#### YOUR INSTRUCTIONS:
Search the material for "React" and show all lines that contain it.

#### SOURCE EXCERPT:
--- BEGIN ---

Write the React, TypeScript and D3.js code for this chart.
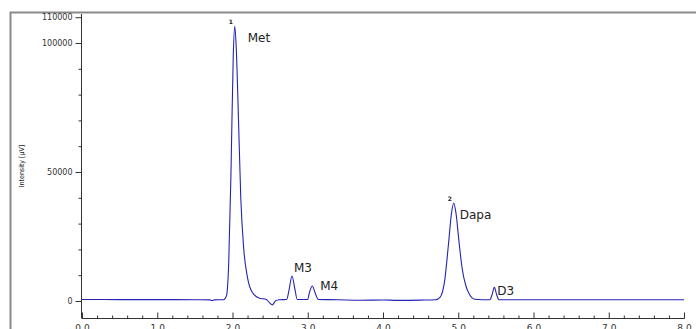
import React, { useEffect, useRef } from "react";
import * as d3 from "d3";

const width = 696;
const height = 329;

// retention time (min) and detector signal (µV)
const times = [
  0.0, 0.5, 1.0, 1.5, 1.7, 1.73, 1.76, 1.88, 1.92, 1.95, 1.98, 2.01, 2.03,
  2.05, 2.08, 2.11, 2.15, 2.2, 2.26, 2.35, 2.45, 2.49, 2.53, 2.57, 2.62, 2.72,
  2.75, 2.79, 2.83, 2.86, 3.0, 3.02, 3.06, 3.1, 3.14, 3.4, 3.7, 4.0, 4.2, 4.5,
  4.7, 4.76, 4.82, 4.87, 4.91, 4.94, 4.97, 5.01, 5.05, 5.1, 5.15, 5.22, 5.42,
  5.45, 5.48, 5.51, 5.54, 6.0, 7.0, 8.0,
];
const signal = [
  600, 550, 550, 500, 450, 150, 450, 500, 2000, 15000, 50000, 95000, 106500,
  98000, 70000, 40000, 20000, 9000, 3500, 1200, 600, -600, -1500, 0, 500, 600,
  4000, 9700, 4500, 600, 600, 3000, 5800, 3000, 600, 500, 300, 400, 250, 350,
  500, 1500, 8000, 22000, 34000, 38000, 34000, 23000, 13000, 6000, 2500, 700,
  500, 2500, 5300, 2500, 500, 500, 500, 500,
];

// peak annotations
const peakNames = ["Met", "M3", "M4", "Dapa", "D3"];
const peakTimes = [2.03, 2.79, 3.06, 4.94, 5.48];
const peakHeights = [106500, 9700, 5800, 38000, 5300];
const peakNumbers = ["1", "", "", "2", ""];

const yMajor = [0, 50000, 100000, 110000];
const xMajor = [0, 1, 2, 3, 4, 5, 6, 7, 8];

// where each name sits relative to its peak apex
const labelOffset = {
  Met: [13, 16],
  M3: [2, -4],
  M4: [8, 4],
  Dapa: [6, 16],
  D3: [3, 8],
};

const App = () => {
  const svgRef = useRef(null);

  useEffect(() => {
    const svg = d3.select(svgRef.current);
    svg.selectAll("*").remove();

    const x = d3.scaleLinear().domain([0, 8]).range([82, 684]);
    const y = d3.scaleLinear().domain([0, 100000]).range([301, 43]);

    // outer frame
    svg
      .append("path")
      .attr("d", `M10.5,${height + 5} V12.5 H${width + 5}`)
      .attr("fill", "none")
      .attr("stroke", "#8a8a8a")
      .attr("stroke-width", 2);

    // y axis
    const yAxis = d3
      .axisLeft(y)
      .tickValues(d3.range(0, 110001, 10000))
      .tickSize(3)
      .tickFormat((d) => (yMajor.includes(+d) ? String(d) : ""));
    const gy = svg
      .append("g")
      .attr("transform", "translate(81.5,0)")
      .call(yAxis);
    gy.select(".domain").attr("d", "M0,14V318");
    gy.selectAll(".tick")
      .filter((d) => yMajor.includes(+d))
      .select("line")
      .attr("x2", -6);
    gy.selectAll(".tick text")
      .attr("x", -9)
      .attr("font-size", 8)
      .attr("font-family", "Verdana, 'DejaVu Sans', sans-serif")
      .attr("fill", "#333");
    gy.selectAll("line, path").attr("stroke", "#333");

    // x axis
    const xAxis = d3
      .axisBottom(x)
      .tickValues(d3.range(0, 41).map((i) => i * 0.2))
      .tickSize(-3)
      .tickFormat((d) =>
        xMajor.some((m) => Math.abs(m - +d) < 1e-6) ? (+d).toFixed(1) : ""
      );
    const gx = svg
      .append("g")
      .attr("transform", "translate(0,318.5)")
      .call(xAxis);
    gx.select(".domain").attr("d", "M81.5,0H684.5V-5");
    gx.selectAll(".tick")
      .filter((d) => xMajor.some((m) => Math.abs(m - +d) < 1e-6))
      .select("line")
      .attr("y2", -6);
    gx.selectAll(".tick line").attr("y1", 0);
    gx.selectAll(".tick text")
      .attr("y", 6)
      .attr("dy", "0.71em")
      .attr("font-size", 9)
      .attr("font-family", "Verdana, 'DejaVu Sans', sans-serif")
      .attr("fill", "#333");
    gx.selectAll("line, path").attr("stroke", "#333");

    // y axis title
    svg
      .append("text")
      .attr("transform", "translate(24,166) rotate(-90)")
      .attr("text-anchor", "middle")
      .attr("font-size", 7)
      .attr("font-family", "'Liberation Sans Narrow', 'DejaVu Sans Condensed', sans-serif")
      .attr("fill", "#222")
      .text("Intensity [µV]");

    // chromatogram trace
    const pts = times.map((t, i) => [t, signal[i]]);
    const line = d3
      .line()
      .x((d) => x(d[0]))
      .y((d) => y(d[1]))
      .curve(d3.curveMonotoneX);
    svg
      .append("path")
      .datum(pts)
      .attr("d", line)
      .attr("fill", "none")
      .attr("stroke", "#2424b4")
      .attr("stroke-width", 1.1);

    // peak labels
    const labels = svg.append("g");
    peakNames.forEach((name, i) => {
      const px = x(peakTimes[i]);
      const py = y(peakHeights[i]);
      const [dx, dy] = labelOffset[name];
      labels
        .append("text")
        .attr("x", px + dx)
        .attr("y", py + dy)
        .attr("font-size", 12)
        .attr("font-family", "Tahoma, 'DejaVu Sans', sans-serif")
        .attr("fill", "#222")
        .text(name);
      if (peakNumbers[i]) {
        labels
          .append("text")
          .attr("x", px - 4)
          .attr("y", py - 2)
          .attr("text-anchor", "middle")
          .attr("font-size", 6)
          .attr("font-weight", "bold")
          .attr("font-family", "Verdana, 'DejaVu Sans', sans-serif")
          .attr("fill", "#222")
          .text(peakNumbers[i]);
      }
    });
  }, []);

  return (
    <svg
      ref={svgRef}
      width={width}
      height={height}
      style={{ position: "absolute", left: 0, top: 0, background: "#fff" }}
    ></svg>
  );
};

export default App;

--- END ---

#### EXERCISE RESPONSE:
Write the React, TypeScript and D3.js code for this chart.
import React, { useEffect, useRef } from "react";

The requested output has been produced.